Según la Organización Mundial de la Salud, más de 1.000 compuestos tóxicos son empleados globalmente para proteger cultivos de plagas y aumentar su rendimiento. Pero las consecuencias son preocupantes; estudios los asocian con enfermedades como cáncer, Parkinson y Alzheimer, además de impactos devastadores en el medio ambiente.
El libro Primavera silenciosa de Rachel Carson ya advertía, a través de una fábula sencilla pero poderosa, cómo su uso indiscriminado podría romper la armonía de la vida. No más cantos de aves, zumbidos de abejas ni croar de ranas. Un silencio incómodo envolvería un paisaje inerte, carente de la vitalidad que define a la naturaleza. Décadas después, a expensas de la salud humana y ambiental seguimos enfrentando sus repercusiones: suelos agotados, aguas contaminadas y la amenaza a polinizadores no sólo esenciales para los ecosistemas, sino vitales para la seguridad alimentaria.
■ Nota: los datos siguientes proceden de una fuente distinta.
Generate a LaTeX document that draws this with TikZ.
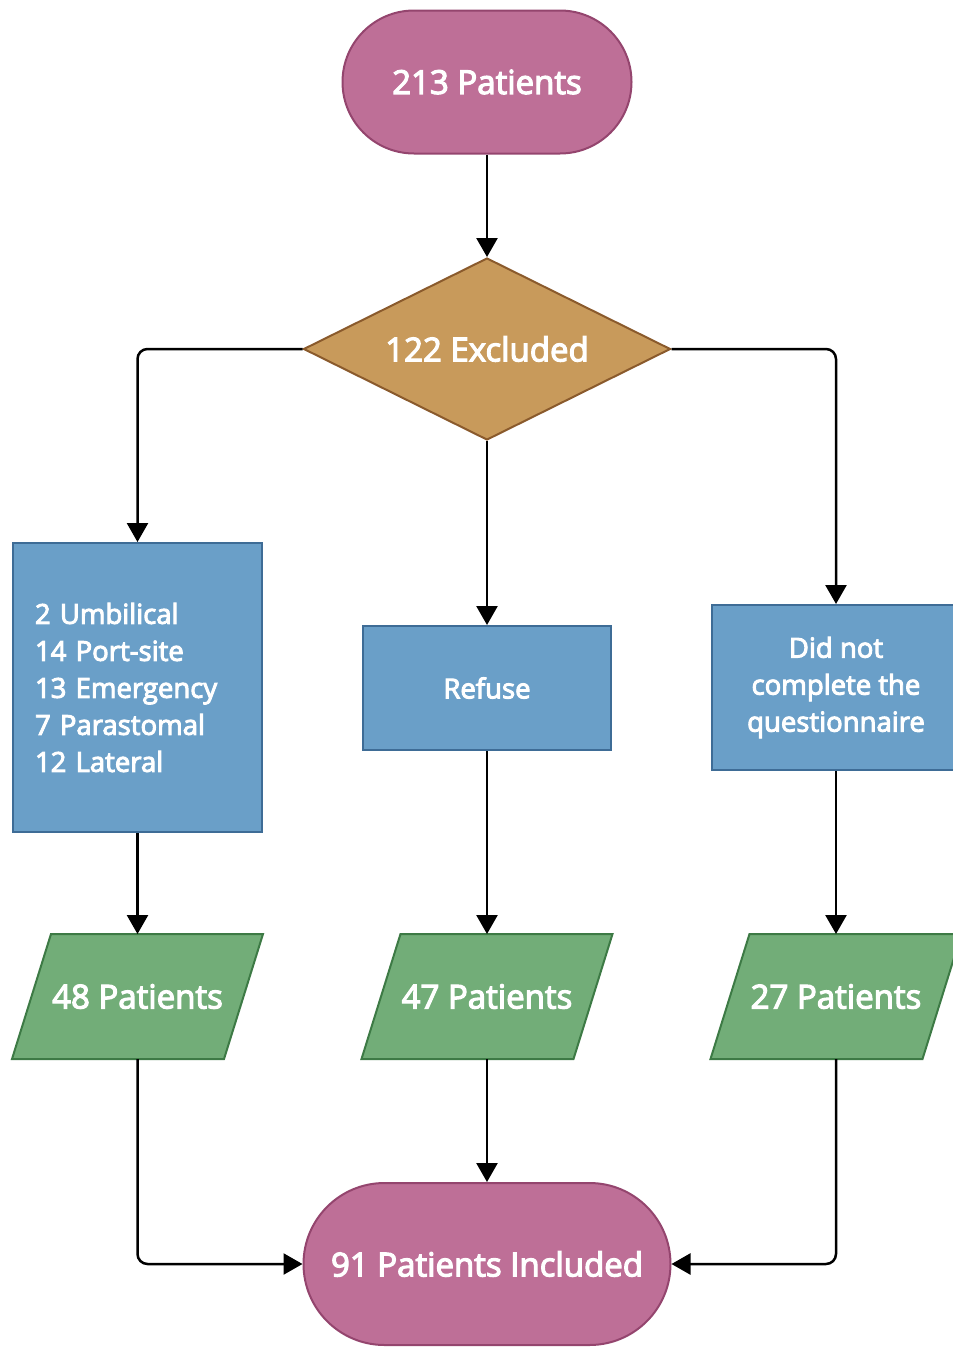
\documentclass[tikz,border=0pt]{standalone}
\usepackage{fontspec}
\setmainfont{Open Sans}[UprightFeatures={FakeBold=3.5}]
\usetikzlibrary{shapes.geometric,arrows.meta,backgrounds}
\definecolor{pinkfill}{HTML}{BE6F97}
\definecolor{pinkdraw}{HTML}{94456E}
\definecolor{tanfill}{HTML}{C89A5B}
\definecolor{tandraw}{HTML}{8A5A2C}
\definecolor{bluefill}{HTML}{6A9FC8}
\definecolor{bluedraw}{HTML}{3E6C96}
\definecolor{greenfill}{HTML}{72AD78}
\definecolor{greendraw}{HTML}{3D7A45}
\tikzset{
  x=1pt,y=1pt,
  base/.style={text=white, line width=2pt, inner sep=0pt},
  term/.style={base, fill=pinkfill, draw=pinkdraw, font=\fontsize{33}{37}\selectfont},
  decide/.style={base, diamond, shape aspect=2.02, fill=tanfill, draw=tandraw, font=\fontsize{33}{37}\selectfont},
  procbox/.style={base, rectangle, fill=bluefill, draw=bluedraw, font=\fontsize{27.5}{37}\selectfont},
  datacore/.style={base, rectangle, minimum width=210pt, minimum height=123pt, font=\fontsize{33}{37}\selectfont},
  datashape/.style={fill=greenfill, draw=greendraw, line width=2pt},
  conn/.style={line width=2.5pt, rounded corners=10pt, -{Triangle[width=21pt,length=19pt]}},
}
\begin{document}
\begin{tikzpicture}
\useasboundingbox (0,0) rectangle (953,-1347);
\node[term, minimum width=289pt, minimum height=143pt, rounded corners=71.5pt] (start) at (487,-82) {213 Patients};
\node[decide, minimum width=367pt, minimum height=182pt] (excl) at (487,-349) {122 Excluded};
\node[procbox, minimum width=249pt, minimum height=289pt, text width=205pt, align=left] (b1) at (137.5,-687.5)
  {2 Umbilical\\14 Port-site\\13 Emergency\\7 Parastomal\\12 Lateral};
\node[procbox, minimum width=248pt, minimum height=124pt] (b2) at (487,-688) {Refuse};
\node[procbox, minimum width=248pt, minimum height=165pt, align=center] (b3) at (836,-687.5)
  {Did not\\complete the\\questionnaire};
\node[datacore] (p1) at (137.5,-996.5) {48 Patients};
\node[datacore] (p2) at (487,-996.5) {47 Patients};
\node[datacore] (p3) at (836,-996.5) {27 Patients};
\begin{scope}[on background layer]
\foreach \p in {p1,p2,p3}
  \draw[datashape] ([xshift=-19.5pt]\p.south west) -- ([xshift=19.5pt]\p.north west)
    -- ([xshift=19.5pt]\p.north east) -- ([xshift=-19.5pt]\p.south east) -- cycle;
\end{scope}
\node[term, minimum width=367pt, minimum height=162pt, rounded corners=81pt] (end) at (487,-1264) {91 Patients Included};
\draw[conn] (start) -- (excl);
\draw[conn] (excl.west) -| (b1.north);
\draw[conn] (excl) -- (b2);
\draw[conn] (excl.east) -| (b3.north);
\draw[conn] (b1) -- (p1);
\draw[conn] (b2) -- (p2);
\draw[conn] (b3) -- (p3);
\draw[conn] (p1.south) |- (end.west);
\draw[conn] (p2) -- (end);
\draw[conn] (p3.south) |- (end.east);
\end{tikzpicture}
\end{document}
Por otra parte, se estima que hasta un tercio de los alimentos producidos a nivel global contiene residuos de plaguicidas, inclusive algunos de ellos por encima de los límites máximos permitidos. Como consumidores, educarnos sobre su toxicidad nos permite tomar decisiones más conscientes: leer etiquetas, buscar productos libres de químicos y juzgar menos a frutas y verduras por su aparente perfección. Aunque los alimentos orgánicos suelen tener un costo inicial más alto debido a sus procesos más laboriosos, el crecimiento en la oferta puede hacerlos más accesibles a medida que se optimizan los sistemas de producción y distribución.
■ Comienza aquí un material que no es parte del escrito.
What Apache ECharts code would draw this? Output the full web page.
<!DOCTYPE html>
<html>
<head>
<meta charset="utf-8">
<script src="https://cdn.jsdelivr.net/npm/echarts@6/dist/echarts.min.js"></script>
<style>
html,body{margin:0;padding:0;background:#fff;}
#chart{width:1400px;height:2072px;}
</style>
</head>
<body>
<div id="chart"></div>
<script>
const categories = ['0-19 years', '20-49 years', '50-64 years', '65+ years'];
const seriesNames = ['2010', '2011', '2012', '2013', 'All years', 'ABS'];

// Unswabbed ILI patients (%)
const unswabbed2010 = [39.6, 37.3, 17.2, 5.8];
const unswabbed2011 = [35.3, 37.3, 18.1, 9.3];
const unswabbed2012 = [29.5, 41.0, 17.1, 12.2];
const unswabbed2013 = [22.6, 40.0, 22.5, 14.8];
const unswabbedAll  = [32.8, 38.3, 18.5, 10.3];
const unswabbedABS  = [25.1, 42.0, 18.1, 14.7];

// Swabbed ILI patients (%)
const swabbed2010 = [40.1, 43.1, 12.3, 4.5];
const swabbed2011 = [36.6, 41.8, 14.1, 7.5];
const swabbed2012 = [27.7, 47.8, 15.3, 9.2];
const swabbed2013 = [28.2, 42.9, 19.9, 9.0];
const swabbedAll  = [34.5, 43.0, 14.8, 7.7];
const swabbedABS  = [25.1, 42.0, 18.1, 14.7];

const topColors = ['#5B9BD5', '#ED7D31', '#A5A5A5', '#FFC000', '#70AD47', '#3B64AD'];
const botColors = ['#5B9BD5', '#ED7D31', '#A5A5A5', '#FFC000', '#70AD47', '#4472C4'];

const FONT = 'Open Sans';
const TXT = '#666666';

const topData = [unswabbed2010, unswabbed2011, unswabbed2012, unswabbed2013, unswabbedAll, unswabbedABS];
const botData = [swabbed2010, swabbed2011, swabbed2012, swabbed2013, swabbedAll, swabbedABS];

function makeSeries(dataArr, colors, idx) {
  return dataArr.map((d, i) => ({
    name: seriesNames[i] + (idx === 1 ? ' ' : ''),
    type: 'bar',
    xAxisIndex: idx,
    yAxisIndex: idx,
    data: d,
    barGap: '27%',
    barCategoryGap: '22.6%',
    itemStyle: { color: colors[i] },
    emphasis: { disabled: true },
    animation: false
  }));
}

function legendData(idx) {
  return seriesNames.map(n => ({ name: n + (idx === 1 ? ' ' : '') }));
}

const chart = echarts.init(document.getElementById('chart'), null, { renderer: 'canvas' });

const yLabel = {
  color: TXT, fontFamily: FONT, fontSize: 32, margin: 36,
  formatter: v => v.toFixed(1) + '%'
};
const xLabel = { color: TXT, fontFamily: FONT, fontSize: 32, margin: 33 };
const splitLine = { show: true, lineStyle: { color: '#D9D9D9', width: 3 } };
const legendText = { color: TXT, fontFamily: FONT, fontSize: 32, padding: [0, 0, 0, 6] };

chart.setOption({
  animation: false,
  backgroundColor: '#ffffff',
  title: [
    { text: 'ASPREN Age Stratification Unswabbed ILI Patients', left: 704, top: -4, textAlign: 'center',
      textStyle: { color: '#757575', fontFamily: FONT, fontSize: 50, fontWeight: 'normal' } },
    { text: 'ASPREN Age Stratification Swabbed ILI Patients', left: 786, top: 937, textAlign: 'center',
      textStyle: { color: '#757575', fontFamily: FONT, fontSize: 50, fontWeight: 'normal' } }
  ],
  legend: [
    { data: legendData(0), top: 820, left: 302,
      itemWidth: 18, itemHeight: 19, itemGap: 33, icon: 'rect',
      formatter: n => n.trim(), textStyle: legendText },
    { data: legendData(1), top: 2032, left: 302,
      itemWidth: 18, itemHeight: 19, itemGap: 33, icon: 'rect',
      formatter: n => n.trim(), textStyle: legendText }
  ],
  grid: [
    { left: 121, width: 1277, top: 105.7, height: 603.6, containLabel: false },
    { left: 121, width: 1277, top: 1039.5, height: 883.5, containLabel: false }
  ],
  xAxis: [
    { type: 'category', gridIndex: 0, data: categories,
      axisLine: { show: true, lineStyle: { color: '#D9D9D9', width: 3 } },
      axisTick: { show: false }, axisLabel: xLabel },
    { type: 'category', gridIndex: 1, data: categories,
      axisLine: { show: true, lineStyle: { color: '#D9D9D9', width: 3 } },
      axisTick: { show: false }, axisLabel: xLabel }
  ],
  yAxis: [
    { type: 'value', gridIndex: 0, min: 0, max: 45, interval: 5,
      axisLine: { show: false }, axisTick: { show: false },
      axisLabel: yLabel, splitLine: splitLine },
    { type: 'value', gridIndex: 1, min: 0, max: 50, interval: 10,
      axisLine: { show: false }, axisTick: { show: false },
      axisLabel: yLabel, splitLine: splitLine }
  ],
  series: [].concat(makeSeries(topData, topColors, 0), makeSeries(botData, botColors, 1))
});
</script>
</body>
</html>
El pasado 26 de noviembre se celebró el Día Mundial contra el Uso Indiscriminado de Agroquímicos. Según lo que esté en nuestras manos, consideremos la urgencia de replantear nuestras prácticas agrícolas y hábitos de consumo para priorizar el equilibrio ecológico y nuestro bienestar físico. Con esta reflexión pretendo que la próxima vez que contemple una fruta, recuerde su verdadero precio: no el de la etiqueta, sino el que paga la tierra, los polinizadores e incluso su salud.